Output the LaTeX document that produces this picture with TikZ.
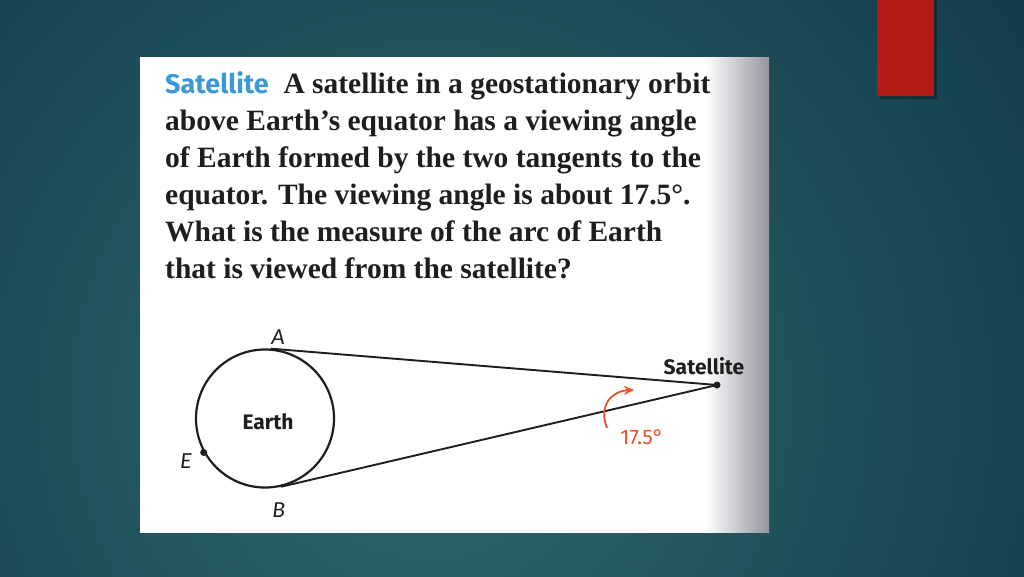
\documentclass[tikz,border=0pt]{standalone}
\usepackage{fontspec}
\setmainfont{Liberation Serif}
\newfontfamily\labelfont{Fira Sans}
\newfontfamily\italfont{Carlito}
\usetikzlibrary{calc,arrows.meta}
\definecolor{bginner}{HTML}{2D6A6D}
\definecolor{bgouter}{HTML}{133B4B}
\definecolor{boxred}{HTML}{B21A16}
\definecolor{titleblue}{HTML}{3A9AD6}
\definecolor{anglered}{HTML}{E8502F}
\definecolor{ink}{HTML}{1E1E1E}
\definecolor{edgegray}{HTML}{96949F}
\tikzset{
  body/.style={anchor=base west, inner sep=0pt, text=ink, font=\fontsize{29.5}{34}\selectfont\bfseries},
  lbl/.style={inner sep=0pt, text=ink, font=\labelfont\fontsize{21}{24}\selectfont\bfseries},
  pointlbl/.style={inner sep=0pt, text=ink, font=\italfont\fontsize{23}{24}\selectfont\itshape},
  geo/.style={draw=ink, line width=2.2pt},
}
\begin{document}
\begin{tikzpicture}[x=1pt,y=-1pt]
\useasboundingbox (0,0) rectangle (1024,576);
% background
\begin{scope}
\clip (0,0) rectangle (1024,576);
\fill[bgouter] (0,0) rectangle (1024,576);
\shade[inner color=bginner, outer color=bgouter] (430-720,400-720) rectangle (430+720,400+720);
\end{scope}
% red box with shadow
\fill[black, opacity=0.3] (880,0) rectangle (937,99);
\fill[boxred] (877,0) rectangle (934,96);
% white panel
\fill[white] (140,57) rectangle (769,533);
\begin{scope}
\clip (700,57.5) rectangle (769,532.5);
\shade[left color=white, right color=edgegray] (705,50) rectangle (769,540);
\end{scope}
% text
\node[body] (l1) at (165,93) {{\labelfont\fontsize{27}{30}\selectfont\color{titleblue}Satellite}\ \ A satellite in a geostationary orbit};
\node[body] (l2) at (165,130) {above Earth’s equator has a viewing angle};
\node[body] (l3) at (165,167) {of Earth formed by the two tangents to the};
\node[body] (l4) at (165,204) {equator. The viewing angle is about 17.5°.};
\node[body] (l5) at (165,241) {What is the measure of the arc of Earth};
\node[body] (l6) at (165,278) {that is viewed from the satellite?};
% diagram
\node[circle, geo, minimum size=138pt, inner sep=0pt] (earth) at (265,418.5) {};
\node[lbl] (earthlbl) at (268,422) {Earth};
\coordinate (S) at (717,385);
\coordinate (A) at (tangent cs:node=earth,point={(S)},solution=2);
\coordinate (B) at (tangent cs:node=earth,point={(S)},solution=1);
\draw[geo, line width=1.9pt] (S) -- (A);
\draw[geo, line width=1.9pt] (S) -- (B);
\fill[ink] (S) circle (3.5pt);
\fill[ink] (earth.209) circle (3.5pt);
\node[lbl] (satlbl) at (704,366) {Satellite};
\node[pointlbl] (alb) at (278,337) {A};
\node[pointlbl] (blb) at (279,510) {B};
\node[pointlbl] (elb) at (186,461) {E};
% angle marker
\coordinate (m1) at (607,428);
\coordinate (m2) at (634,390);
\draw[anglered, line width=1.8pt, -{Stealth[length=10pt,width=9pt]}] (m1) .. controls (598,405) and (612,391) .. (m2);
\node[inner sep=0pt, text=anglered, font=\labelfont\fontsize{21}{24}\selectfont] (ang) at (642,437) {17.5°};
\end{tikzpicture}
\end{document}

» Set exercise: The material above must be printed exactly, with its pictures left out.

» Solution to the problem:
Output the LaTeX document that produces this picture with TikZ.
\documentclass[tikz,border=0pt]{standalone}
\usepackage{fontspec}
\setmainfont{Liberation Serif}
\newfontfamily\labelfont{Fira Sans}
\newfontfamily\italfont{Carlito}
\usetikzlibrary{calc,arrows.meta}
\definecolor{bginner}{HTML}{2D6A6D}
\definecolor{bgouter}{HTML}{133B4B}
\definecolor{boxred}{HTML}{B21A16}
\definecolor{titleblue}{HTML}{3A9AD6}
\definecolor{anglered}{HTML}{E8502F}
\definecolor{ink}{HTML}{1E1E1E}
\definecolor{edgegray}{HTML}{96949F}
\tikzset{
  body/.style={anchor=base west, inner sep=0pt, text=ink, font=\fontsize{29.5}{34}\selectfont\bfseries},
  lbl/.style={inner sep=0pt, text=ink, font=\labelfont\fontsize{21}{24}\selectfont\bfseries},
  pointlbl/.style={inner sep=0pt, text=ink, font=\italfont\fontsize{23}{24}\selectfont\itshape},
  geo/.style={draw=ink, line width=2.2pt},
}
\begin{document}
\begin{tikzpicture}[x=1pt,y=-1pt]
\useasboundingbox (0,0) rectangle (1024,576);
% background
\begin{scope}
\clip (0,0) rectangle (1024,576);
\fill[bgouter] (0,0) rectangle (1024,576);
\shade[inner color=bginner, outer color=bgouter] (430-720,400-720) rectangle (430+720,400+720);
\end{scope}
% red box with shadow
\fill[black, opacity=0.3] (880,0) rectangle (937,99);
\fill[boxred] (877,0) rectangle (934,96);
% white panel
\fill[white] (140,57) rectangle (769,533);
\begin{scope}
\clip (700,57.5) rectangle (769,532.5);
\shade[left color=white, right color=edgegray] (705,50) rectangle (769,540);
\end{scope}
% text
\node[body] (l1) at (165,93) {{\labelfont\fontsize{27}{30}\selectfont\color{titleblue}Satellite}\ \ A satellite in a geostationary orbit};
\node[body] (l2) at (165,130) {above Earth’s equator has a viewing angle};
\node[body] (l3) at (165,167) {of Earth formed by the two tangents to the};
\node[body] (l4) at (165,204) {equator. The viewing angle is about 17.5°.};
\node[body] (l5) at (165,241) {What is the measure of the arc of Earth};
\node[body] (l6) at (165,278) {that is viewed from the satellite?};
% diagram
\node[circle, geo, minimum size=138pt, inner sep=0pt] (earth) at (265,418.5) {};
\node[lbl] (earthlbl) at (268,422) {Earth};
\coordinate (S) at (717,385);
\coordinate (A) at (tangent cs:node=earth,point={(S)},solution=2);
\coordinate (B) at (tangent cs:node=earth,point={(S)},solution=1);
\draw[geo, line width=1.9pt] (S) -- (A);
\draw[geo, line width=1.9pt] (S) -- (B);
\fill[ink] (S) circle (3.5pt);
\fill[ink] (earth.209) circle (3.5pt);
\node[lbl] (satlbl) at (704,366) {Satellite};
\node[pointlbl] (alb) at (278,337) {A};
\node[pointlbl] (blb) at (279,510) {B};
\node[pointlbl] (elb) at (186,461) {E};
% angle marker
\coordinate (m1) at (607,428);
\coordinate (m2) at (634,390);
\draw[anglered, line width=1.8pt, -{Stealth[length=10pt,width=9pt]}] (m1) .. controls (598,405) and (612,391) .. (m2);
\node[inner sep=0pt, text=anglered, font=\labelfont\fontsize{21}{24}\selectfont] (ang) at (642,437) {17.5°};
\end{tikzpicture}
\end{document}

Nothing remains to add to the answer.